3D CFD Simulation

Multi-objective Parametric Optimizations

Finite Element Method

Boundary Element Method

Design Simulation: 3D CFD Simulation

We analyze the fluid-dynamic performance of a product in terms of flow-rate, pressure losses, particle transportation, mixing efficiency, or temperature distribution and quickly provide useful insights to move forward with your design optimization proposals. 

Design Simulation: Multi-objective Parametric Optimizations

Advanced optimization algorithms allow us to explore new design alternatives, sweeping across a defined design space, to select a combination of design parameters that allow your product to reach target performance levels, while respecting production and cost constraints.

We use multi-objective optimization software to detect the best combination of design parameters necessary to reach desired performance levels, whilst ensuring the respect of imposed or required constraints.

Design Simulation: Finite Element Method (FEM)

We carry out FEM calculations to evaluate the structural performance of a product and perform complex analyses on advanced materials like Carbon Fibre Reinforced Plastics (CFRP), Metal Matrix Composites (MMC), post-buckling phenomena, bonding failure, durability, damage progression, and more...

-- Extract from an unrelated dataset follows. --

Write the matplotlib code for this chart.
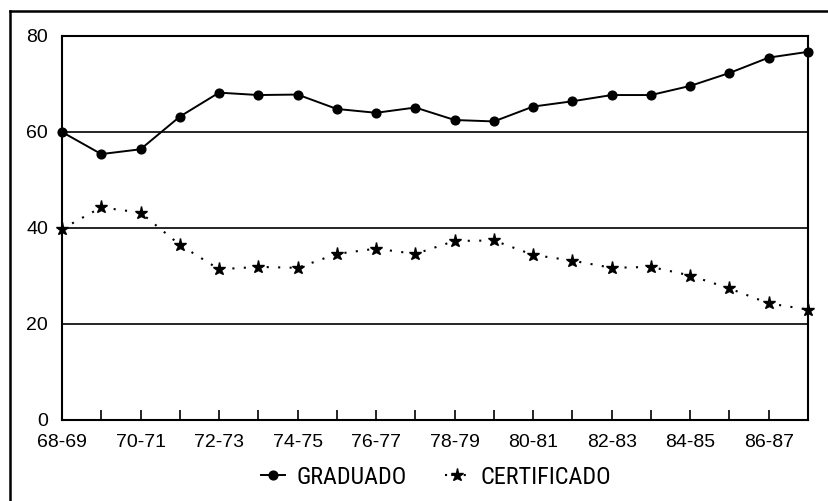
import matplotlib
matplotlib.use('Agg')
import matplotlib.pyplot as plt
from matplotlib import font_manager
from matplotlib.font_manager import FontProperties
from matplotlib.lines import Line2D

# ---- data ----
seasons = ['68-69', '69-70', '70-71', '71-72', '72-73', '73-74', '74-75',
           '75-76', '76-77', '77-78', '78-79', '79-80', '80-81', '81-82',
           '82-83', '83-84', '84-85', '85-86', '86-87', '87-88']
graduado = [60.0, 55.4, 56.4, 63.2, 68.2, 67.7, 67.8, 64.8, 64.0, 65.1,
            62.5, 62.2, 65.3, 66.4, 67.7, 67.7, 69.6, 72.3, 75.5, 76.7]
certificado = [39.8, 44.3, 43.2, 36.5, 31.4, 31.9, 31.7, 34.6, 35.7, 34.6,
               37.3, 37.4, 34.4, 33.2, 31.7, 31.9, 30.1, 27.4, 24.3, 23.0]
y_ticks = [0, 20, 40, 60, 80]
series_names = ['GRADUADO', 'CERTIFICADO']

names = {f.name for f in font_manager.fontManager.ttflist}
base = 'Liberation Sans' if 'Liberation Sans' in names else 'DejaVu Sans'
plt.rcParams['font.family'] = [base, 'DejaVu Sans']

# look for a condensed sans face for the legend (tall, narrow lettering)
def find_condensed():
    prefs = ['Liberation Sans Narrow', 'Roboto Condensed', 'Open Sans Condensed',
             'Noto Sans', 'Open Sans', 'Roboto', 'DejaVu Sans']
    cands = []
    for f in font_manager.fontManager.ttflist:
        st = str(f.stretch)
        condensed = ('Narrow' in f.name or 'Condensed' in f.name
                     or st in ('condensed', 'semi-condensed'))
        if condensed and f.style == 'normal' and f.weight in (400, 'normal', 'regular'):
            if 'Mono' in f.name or 'Serif' in f.name:
                continue
            rank = prefs.index(f.name) if f.name in prefs else len(prefs)
            cands.append((rank, f.fname))
    if cands:
        cands.sort()
        return FontProperties(fname=cands[0][1])
    return FontProperties(family=[base, 'DejaVu Sans'])

legend_fp = find_condensed()

W, H = 829, 501
fig = plt.figure(figsize=(W / 100, H / 100), dpi=100)
ax = fig.add_axes([62 / W, 1 - 420 / H, (808 - 62) / W, (420 - 36) / H])

x = list(range(len(seasons)))
ax.plot(x, graduado, color='black', lw=1.4, marker='o', ms=6.3,
        clip_on=False, zorder=4)
ax.plot(x, certificado, color='black', lw=1.5, ls=(0, (1, 4.5)),
        marker='*', ms=9.5, clip_on=False, zorder=4)

ax.set_xlim(0, len(seasons) - 1)
ax.set_ylim(0, 80)
for v in y_ticks[1:-1]:
    ax.axhline(v, color='black', lw=1.2, zorder=1)

ax.set_yticks(y_ticks)
ax.set_yticklabels([str(v) for v in y_ticks], fontsize=14)
ax.tick_params(axis='y', length=0, pad=10)

ax.set_xticks(x)
ax.set_xticklabels([s if i % 2 == 0 else '' for i, s in enumerate(seasons)],
                   fontsize=14)
ax.tick_params(axis='x', direction='in', length=7, width=1.2, pad=10)

for sp in ax.spines.values():
    sp.set_linewidth(1.5)
    sp.set_color('black')

# choose legend font size so that "GRADUADO" is about 111 px wide
fig.canvas.draw()
renderer = fig.canvas.get_renderer()
probe = fig.text(0, 0, series_names[0], fontproperties=legend_fp, fontsize=16)
wpx = probe.get_window_extent(renderer).width
probe.remove()
leg_size = max(12.0, min(18.0, 16 * 111.0 / wpx))
legend_fp.set_size(leg_size)

handles = [
    Line2D([], [], color='black', lw=1.4, marker='o', ms=6.3),
    Line2D([], [], color='black', lw=1.5, ls=(0, (1, 2)), marker='*', ms=9.5),
]
fig.legend(handles, series_names, loc='center', ncol=2,
           bbox_to_anchor=(436 / W, 1 - 477 / H), frameon=False,
           handlelength=1.0, handletextpad=0.45, columnspacing=1.6,
           prop=legend_fp)

# outer frame (top and left edges of the scanned box)
fig.add_artist(Line2D([10 / W, 1.0], [1 - 11 / H, 1 - 11 / H],
                      transform=fig.transFigure, color='black', lw=1.8))
fig.add_artist(Line2D([10 / W, 10 / W], [1 - 11 / H, 0.0],
                      transform=fig.transFigure, color='black', lw=1.8))

fig.savefig('out.png', dpi=100)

A structural analysis allows simulating the behavior of complex physical systems by means of specific calculation codes (pre- and post-processing, thermal analyses, optimizations). 

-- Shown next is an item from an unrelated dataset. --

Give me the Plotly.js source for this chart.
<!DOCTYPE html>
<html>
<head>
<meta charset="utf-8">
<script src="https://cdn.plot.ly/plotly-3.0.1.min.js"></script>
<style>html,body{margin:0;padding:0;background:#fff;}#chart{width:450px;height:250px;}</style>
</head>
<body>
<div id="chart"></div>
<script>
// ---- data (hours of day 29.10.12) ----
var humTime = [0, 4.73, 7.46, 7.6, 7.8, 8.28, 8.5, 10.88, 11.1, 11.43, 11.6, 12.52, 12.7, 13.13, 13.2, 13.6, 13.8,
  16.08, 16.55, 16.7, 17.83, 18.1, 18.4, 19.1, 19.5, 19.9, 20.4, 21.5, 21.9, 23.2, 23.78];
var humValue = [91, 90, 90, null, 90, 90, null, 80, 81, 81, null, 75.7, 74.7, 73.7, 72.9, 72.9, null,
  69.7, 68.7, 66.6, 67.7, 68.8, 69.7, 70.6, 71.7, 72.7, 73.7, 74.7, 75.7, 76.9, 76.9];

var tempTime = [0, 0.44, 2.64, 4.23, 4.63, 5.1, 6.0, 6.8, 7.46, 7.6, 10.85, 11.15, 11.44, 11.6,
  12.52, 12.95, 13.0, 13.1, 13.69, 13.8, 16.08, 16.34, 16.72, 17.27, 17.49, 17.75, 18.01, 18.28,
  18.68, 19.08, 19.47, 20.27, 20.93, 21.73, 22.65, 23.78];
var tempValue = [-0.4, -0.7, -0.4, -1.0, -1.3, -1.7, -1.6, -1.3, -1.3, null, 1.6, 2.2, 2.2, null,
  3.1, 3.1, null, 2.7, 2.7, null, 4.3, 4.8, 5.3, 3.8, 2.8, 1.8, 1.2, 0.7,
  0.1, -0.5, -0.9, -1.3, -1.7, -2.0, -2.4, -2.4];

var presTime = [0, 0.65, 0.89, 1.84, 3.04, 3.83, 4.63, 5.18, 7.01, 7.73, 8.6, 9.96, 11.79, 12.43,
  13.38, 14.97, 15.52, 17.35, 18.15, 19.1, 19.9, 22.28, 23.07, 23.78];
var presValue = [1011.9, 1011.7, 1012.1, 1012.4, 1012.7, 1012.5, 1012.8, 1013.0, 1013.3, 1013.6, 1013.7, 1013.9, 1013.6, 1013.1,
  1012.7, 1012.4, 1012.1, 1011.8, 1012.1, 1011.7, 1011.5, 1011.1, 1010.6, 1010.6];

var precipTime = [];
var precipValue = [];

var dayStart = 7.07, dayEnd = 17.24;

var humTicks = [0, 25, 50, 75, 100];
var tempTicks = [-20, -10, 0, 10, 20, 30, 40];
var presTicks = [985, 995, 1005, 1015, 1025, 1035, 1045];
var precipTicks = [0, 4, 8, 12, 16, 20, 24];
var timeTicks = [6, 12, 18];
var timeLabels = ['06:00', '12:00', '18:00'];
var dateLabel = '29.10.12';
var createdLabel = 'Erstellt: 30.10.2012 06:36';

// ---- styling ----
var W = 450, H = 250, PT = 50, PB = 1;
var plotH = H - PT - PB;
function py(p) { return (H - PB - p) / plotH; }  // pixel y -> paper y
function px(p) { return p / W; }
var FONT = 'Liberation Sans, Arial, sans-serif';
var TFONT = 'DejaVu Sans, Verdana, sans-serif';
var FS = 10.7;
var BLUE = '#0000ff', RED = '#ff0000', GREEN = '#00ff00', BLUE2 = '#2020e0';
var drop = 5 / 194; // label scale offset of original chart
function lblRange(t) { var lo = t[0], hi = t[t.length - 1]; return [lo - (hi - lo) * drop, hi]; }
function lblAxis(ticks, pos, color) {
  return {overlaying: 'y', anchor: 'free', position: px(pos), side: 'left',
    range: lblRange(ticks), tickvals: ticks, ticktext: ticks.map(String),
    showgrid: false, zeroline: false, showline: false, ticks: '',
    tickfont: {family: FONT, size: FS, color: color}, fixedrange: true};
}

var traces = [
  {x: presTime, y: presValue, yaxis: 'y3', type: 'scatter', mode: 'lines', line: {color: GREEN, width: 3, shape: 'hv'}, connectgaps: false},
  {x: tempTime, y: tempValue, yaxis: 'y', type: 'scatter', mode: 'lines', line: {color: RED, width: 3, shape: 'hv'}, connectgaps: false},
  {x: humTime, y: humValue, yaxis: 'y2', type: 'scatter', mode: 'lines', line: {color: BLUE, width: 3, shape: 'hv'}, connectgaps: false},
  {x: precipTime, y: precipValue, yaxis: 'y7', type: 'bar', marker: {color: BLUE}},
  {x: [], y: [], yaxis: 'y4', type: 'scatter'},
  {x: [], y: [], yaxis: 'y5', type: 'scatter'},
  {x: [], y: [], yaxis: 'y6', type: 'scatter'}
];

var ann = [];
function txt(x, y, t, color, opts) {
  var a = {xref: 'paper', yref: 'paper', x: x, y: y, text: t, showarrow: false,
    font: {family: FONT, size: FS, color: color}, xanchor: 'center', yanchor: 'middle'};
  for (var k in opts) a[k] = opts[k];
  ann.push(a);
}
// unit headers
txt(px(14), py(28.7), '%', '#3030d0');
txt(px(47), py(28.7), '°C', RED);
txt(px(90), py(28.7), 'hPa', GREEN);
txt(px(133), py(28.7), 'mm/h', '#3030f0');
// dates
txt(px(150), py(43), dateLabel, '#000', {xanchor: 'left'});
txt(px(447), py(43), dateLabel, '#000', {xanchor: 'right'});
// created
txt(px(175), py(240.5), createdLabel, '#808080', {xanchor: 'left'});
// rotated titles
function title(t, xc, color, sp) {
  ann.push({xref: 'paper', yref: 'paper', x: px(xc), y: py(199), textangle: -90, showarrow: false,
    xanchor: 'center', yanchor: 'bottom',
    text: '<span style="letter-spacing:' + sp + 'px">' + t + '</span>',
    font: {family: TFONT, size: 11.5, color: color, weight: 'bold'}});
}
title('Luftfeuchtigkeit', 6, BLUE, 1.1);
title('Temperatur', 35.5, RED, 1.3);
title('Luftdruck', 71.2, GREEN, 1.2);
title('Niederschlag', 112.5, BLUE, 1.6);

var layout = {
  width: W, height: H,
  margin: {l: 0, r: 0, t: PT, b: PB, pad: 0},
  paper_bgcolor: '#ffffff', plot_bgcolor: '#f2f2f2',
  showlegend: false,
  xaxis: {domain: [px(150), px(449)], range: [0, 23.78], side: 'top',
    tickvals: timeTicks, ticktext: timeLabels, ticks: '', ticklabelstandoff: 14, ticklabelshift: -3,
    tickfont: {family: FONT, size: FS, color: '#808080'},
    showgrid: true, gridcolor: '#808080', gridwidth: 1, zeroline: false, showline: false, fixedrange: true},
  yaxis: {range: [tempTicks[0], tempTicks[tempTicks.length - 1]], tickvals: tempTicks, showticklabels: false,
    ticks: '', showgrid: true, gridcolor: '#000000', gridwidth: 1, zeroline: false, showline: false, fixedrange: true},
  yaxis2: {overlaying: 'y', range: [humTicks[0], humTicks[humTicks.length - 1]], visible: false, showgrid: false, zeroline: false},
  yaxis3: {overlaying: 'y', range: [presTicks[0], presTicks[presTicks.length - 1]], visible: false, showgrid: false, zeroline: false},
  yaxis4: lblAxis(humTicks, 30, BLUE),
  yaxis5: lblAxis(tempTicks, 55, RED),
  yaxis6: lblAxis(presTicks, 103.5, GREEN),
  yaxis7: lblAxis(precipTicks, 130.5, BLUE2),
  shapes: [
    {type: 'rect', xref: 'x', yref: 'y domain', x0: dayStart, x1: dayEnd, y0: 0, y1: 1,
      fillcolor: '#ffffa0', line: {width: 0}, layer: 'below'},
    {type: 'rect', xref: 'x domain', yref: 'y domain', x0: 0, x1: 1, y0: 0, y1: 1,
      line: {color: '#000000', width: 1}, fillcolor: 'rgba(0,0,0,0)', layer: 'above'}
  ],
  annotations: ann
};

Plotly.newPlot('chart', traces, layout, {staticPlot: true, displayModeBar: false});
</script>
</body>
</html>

Design Simulation: Boundary Element Method (BEM)


In engineering, numerical modeling and simulation are widely used for solving complex problems.

The BEM approach is very interesting in this way, as it allows to solve numerous problems, especially those, that require the use of differential equations.

The method is based on the discretization of the domain of the solution only at the boundaries, reducing the size of the problem and thus simplifying the required input data.

It is based on the resolution of an integral equation defined on the boundary instead of on the direct resolution of partial differential equations as is the case of FEM. In BEM, the starting equation is reformulated with an integral equation defined on the boundary of the domain (BIE - Boundary Integral Equation), and an integral that correlates the solution on the boundary with the solution in the internal points.

BEM can be widely applied to electromagnetic problems associated with electrical machines; to problems of airborne acoustic emission, fracture mechanics, potential flow around the airfoil and all those problems in which it is possible to define an integral equation.

Design Simulation: FEM / BEM – Differences and Advantages

Advantages of BEM:

The main advantages of this method can be identified with the simplicity of building a 3D model having to discretize only the surface of the body, the high precision for calculations in which the results on the border have a preponderant importance compared to those inside and with the adaptability to problems with open or mobile boundaries.

Advantages of FEM:

Typical advantages of FEM are found in the simplicity of solving non-linear problems and in the versatility of being extended to transient problems.

Advantages of both, BEM and FEM: 

It’s beneficial to verify results by comparing the 2 different methods.